TASK GOAL ▸
Reproduce the material that follows, please, but only from its first line to the line containing "y: [0.0576, 0.8212]", inclusive.

PROVIDED MATERIAL ▸

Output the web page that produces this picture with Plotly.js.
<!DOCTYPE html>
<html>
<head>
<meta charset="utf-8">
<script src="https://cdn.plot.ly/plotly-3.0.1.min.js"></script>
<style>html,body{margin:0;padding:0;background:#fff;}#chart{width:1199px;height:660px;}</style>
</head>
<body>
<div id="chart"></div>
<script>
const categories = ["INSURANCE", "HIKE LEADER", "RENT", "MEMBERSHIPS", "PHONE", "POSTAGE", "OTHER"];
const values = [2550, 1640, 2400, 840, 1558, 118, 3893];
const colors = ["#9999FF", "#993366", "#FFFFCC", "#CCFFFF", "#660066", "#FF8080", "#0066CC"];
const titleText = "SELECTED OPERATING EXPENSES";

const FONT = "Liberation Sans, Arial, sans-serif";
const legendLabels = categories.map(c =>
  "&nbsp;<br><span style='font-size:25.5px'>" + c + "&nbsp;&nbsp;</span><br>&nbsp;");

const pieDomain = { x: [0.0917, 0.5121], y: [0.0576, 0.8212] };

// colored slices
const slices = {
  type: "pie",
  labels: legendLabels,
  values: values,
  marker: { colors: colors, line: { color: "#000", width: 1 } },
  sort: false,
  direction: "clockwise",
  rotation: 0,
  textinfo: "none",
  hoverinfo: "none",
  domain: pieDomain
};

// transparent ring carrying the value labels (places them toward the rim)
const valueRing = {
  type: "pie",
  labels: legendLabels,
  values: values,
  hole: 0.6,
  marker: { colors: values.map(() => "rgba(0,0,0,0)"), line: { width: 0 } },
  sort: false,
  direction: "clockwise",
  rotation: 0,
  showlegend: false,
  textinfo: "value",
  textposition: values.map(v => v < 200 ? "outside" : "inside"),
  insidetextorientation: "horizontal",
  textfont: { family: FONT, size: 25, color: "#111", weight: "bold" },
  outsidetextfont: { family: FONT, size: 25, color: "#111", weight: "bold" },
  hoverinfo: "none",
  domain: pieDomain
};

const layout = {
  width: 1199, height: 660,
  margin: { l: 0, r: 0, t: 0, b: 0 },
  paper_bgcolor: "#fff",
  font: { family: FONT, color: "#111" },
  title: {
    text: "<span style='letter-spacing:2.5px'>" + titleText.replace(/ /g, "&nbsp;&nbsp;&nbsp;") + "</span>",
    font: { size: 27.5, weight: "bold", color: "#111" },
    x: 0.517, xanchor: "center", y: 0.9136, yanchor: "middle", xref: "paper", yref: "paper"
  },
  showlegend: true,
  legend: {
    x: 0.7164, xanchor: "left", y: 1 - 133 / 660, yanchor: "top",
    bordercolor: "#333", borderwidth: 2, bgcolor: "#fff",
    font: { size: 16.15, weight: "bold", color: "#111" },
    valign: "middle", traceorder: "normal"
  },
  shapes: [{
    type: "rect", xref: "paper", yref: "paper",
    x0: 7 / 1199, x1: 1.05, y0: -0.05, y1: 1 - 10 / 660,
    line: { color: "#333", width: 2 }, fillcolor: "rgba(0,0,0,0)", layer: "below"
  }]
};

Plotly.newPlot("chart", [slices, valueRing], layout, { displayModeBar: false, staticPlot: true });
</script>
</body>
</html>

TASK ANSWER ▸
Output the web page that produces this picture with Plotly.js.
<!DOCTYPE html>
<html>
<head>
<meta charset="utf-8">
<script src="https://cdn.plot.ly/plotly-3.0.1.min.js"></script>
<style>html,body{margin:0;padding:0;background:#fff;}#chart{width:1199px;height:660px;}</style>
</head>
<body>
<div id="chart"></div>
<script>
const categories = ["INSURANCE", "HIKE LEADER", "RENT", "MEMBERSHIPS", "PHONE", "POSTAGE", "OTHER"];
const values = [2550, 1640, 2400, 840, 1558, 118, 3893];
const colors = ["#9999FF", "#993366", "#FFFFCC", "#CCFFFF", "#660066", "#FF8080", "#0066CC"];
const titleText = "SELECTED OPERATING EXPENSES";

const FONT = "Liberation Sans, Arial, sans-serif";
const legendLabels = categories.map(c =>
  "&nbsp;<br><span style='font-size:25.5px'>" + c + "&nbsp;&nbsp;</span><br>&nbsp;");

const pieDomain = { x: [0.0917, 0.5121], y: [0.0576, 0.8212] };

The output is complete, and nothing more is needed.